[START OF LISTED ENTRIES]

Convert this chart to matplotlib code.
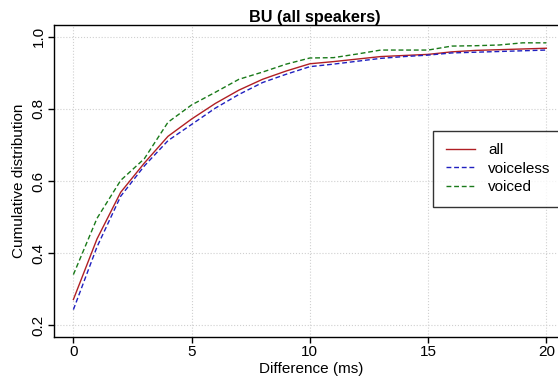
import matplotlib
matplotlib.use("Agg")
import matplotlib.pyplot as plt

plt.rcParams['font.family'] = ['Liberation Sans', 'DejaVu Sans']

# difference in ms
diff_ms = [0, 1, 2, 3, 4, 5, 6, 7, 8, 9, 10, 11, 12, 13, 14, 15, 16, 17, 18, 19, 20]

cdf_all = [0.272, 0.440, 0.569, 0.650, 0.724, 0.772, 0.815, 0.852, 0.882, 0.905, 0.925,
           0.931, 0.938, 0.945, 0.948, 0.951, 0.958, 0.962, 0.964, 0.966, 0.968]
cdf_voiceless = [0.244, 0.418, 0.558, 0.642, 0.712, 0.757, 0.802, 0.840, 0.873, 0.896, 0.917,
                 0.924, 0.932, 0.940, 0.945, 0.949, 0.955, 0.957, 0.959, 0.961, 0.963]
cdf_voiced = [0.341, 0.497, 0.602, 0.662, 0.763, 0.811, 0.846, 0.882, 0.902, 0.924, 0.941,
              0.942, 0.952, 0.963, 0.963, 0.963, 0.974, 0.975, 0.977, 0.983, 0.983]

fig = plt.figure(figsize=(5.58, 3.81), dpi=100)
ax = fig.add_axes([54/558, (381-337.3)/381, 513.6/558, (337.3-25)/381])

ax.plot(diff_ms, cdf_all, color='#b01f24', lw=1.0, label='all')
ax.plot(diff_ms, cdf_voiceless, color='#2020c0', lw=1.0, ls=(0, (3.5, 2)), label='voiceless')
ax.plot(diff_ms, cdf_voiced, color='#1a7a1a', lw=1.0, ls=(0, (3.5, 2)), label='voiced')

ax.set_xlim(-0.82, 20.9)
ax.set_ylim(0.1673, 1.0324)
ax.set_xticks([0, 5, 10, 15, 20])
ax.set_yticks([0.2, 0.4, 0.6, 0.8, 1.0])
ax.set_yticklabels(['0.2', '0.4', '0.6', '0.8', '1.0'], rotation=90, va='center')
ax.tick_params(labelsize=11, length=4, width=1)
ax.tick_params(axis='x', pad=1.5)
ax.tick_params(axis='y', pad=2)
ax.grid(True, color='#d0d0d0', ls=':', lw=0.8)
for s in ax.spines.values():
    s.set_linewidth(1.0)

ax.set_xlabel('Difference (ms)', fontsize=11, labelpad=2)
ax.set_ylabel('Cumulative distribution', fontsize=11, labelpad=4)
fig.text(315/558, 1 - 21.7/381, 'BU (all speakers)', fontsize=11.7, fontweight='bold',
         ha='center', va='baseline')

leg = ax.legend(loc='upper left', bbox_to_anchor=((433.3-54)/513.6, (337.3-131)/312.3),
                fontsize=11, frameon=True, fancybox=False, edgecolor='black',
                borderpad=0.8, labelspacing=0.3, handlelength=1.9, handletextpad=0.9,
                borderaxespad=0)
leg.get_frame().set_linewidth(1.0)

fig.savefig('out.png', dpi=100)
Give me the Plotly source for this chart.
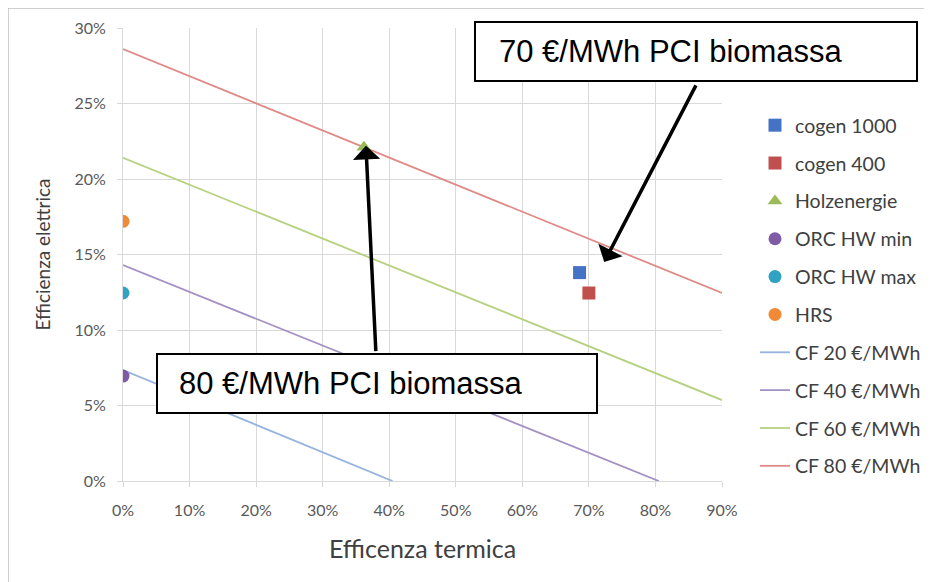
import plotly.graph_objects as go

# Data (fractions)
points = {
    "cogen 1000": ([0.686], [0.138], "#4472C4", "square"),
    "cogen 400": ([0.700], [0.1245], "#C0504D", "square"),
    "Holzenergie": ([0.362], [0.221], "#9BBB59", "triangle-up"),
    "ORC HW min": ([0.0], [0.0695], "#7F5BA6", "circle"),
    "ORC HW max": ([0.0], [0.1245], "#31A3C2", "circle"),
    "HRS": ([0.0], [0.172], "#F08A36", "circle"),
}
cf20_x = [0.0, 0.405]
cf20_y = [0.0735, 0.0]
cf40_x = [0.0, 0.805]
cf40_y = [0.143, 0.0]
cf60_x = [0.0, 0.90]
cf60_y = [0.214, 0.0536]
cf80_x = [0.0, 0.90]
cf80_y = [0.286, 0.1245]
lines = [
    ("CF 20 €/MWh", cf20_x, cf20_y, "#95B3DE"),
    ("CF 40 €/MWh", cf40_x, cf40_y, "#A390C4"),
    ("CF 60 €/MWh", cf60_x, cf60_y, "#B5D17F"),
    ("CF 80 €/MWh", cf80_x, cf80_y, "#E08A88"),
]
x_ticks = [0, 0.1, 0.2, 0.3, 0.4, 0.5, 0.6, 0.7, 0.8, 0.9]
x_labels = ["0%", "10%", "20%", "30%", "40%", "50%", "60%", "70%", "80%", "90%"]
y_ticks = [0, 0.05, 0.10, 0.15, 0.20, 0.25, 0.30]
y_labels = ["0%", "5%", "10%", "15%", "20%", "25%", "30%"]

FONT = "Lato"
L, W, T, H = 115, 599, 20, 453


def px(s):
    return (s - 123) / W


def py(s):
    return (481 - s) / H


fig = go.Figure()

for name, x, y, col in lines:
    fig.add_trace(go.Scatter(x=x, y=y, mode="lines", name=name,
                             line=dict(color=col, width=1.8),
                             legendgroup=name))

for name, (x, y, col, sym) in points.items():
    fig.add_trace(go.Scatter(x=x, y=y, mode="markers", name=name,
                             marker=dict(color=col, symbol=sym, size=13),
                             legendgroup=name, legendrank=1))

grid = "#D9D9D9"
fig.update_xaxes(range=[0, 0.9], tickvals=x_ticks, ticktext=x_labels,
                 showgrid=True, gridcolor=grid, gridwidth=1,
                 showline=True, linecolor=grid, zeroline=False,
                 ticks="outside", ticklen=5, tickcolor=grid,
                 ticklabelstandoff=10,
                 tickfont=dict(family=FONT, size=16, color="#595959"),
                 title=dict(text="Efficenza termica", standoff=22,
                            font=dict(family=FONT, size=25, color="#404040")))
fig.update_yaxes(range=[0, 0.30], tickvals=y_ticks, ticktext=y_labels,
                 showgrid=True, gridcolor=grid, gridwidth=1,
                 showline=True, linecolor=grid, zeroline=False,
                 ticks="outside", ticklen=5, tickcolor=grid,
                 ticklabelstandoff=8,
                 tickfont=dict(family=FONT, size=16, color="#595959"),
                 title=dict(text="Efficienza elettrica", standoff=18,
                            font=dict(family=FONT, size=19, color="#404040")))

# Text boxes (rectangles + text)
for (x0, y0, x1, y1, tx, label) in [
    (475, 22, 917, 81, 497, "70 €/MWh PCI biomassa"),
    (157, 354, 597, 413, 177, "80 €/MWh PCI biomassa"),
]:
    fig.add_shape(type="rect", xref="paper", yref="paper",
                  x0=px(x0), x1=px(x1), y0=py(y1), y1=py(y0),
                  line=dict(color="black", width=2), fillcolor="white", layer="above")
    fig.add_annotation(xref="paper", yref="paper", x=px(tx), y=py((y0 + y1) / 2),
                       xanchor="left", yanchor="middle", showarrow=False,
                       text=label,
                       font=dict(family="Liberation Sans", size=31, color="black"))

# Arrows (head at x,y; tail at ax,ay)
fig.add_annotation(x=0.723, y=0.145, ax=0.862, ay=0.263, xref="x", yref="y",
                   axref="x", ayref="y", text="", showarrow=True,
                   arrowhead=1, arrowsize=1.3, arrowwidth=3.5, arrowcolor="black")
fig.add_annotation(x=0.365, y=0.222, ax=0.380, ay=0.085, xref="x", yref="y",
                   axref="x", ayref="y", text="", showarrow=True,
                   arrowhead=1, arrowsize=1.3, arrowwidth=3.5, arrowcolor="black")

# Outer chart border (left and top)
fig.add_shape(type="line", xref="paper", yref="paper",
              x0=px(8), x1=px(8), y0=py(590), y1=py(8),
              line=dict(color="#BFBFBF", width=1.5))
fig.add_shape(type="line", xref="paper", yref="paper",
              x0=px(8), x1=px(940), y0=py(8), y1=py(8),
              line=dict(color="#BFBFBF", width=1.5))

fig.update_layout(
    width=932, height=582,
    margin=dict(l=L, r=932 - L - W, t=T, b=582 - T - H, autoexpand=False),
    paper_bgcolor="white", plot_bgcolor="white",
    showlegend=True,
    legend=dict(x=px(755), y=py(106), xanchor="left", yanchor="top",
                font=dict(family=FONT, size=19.5, color="#404040"),
                tracegroupgap=9.5, itemwidth=30, traceorder="grouped",
                borderwidth=0, bgcolor="rgba(0,0,0,0)"),
)

fig.write_html("out.html")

[END OF LISTED ENTRIES]

◆ DIRECTION: Could the lines from the top of the material through the line with "18, 19, 20]" be repeated exactly, pictures left out?

◆ RESULT OF THE TASK:
Convert this chart to matplotlib code.
import matplotlib
matplotlib.use("Agg")
import matplotlib.pyplot as plt

plt.rcParams['font.family'] = ['Liberation Sans', 'DejaVu Sans']

# difference in ms
diff_ms = [0, 1, 2, 3, 4, 5, 6, 7, 8, 9, 10, 11, 12, 13, 14, 15, 16, 17, 18, 19, 20]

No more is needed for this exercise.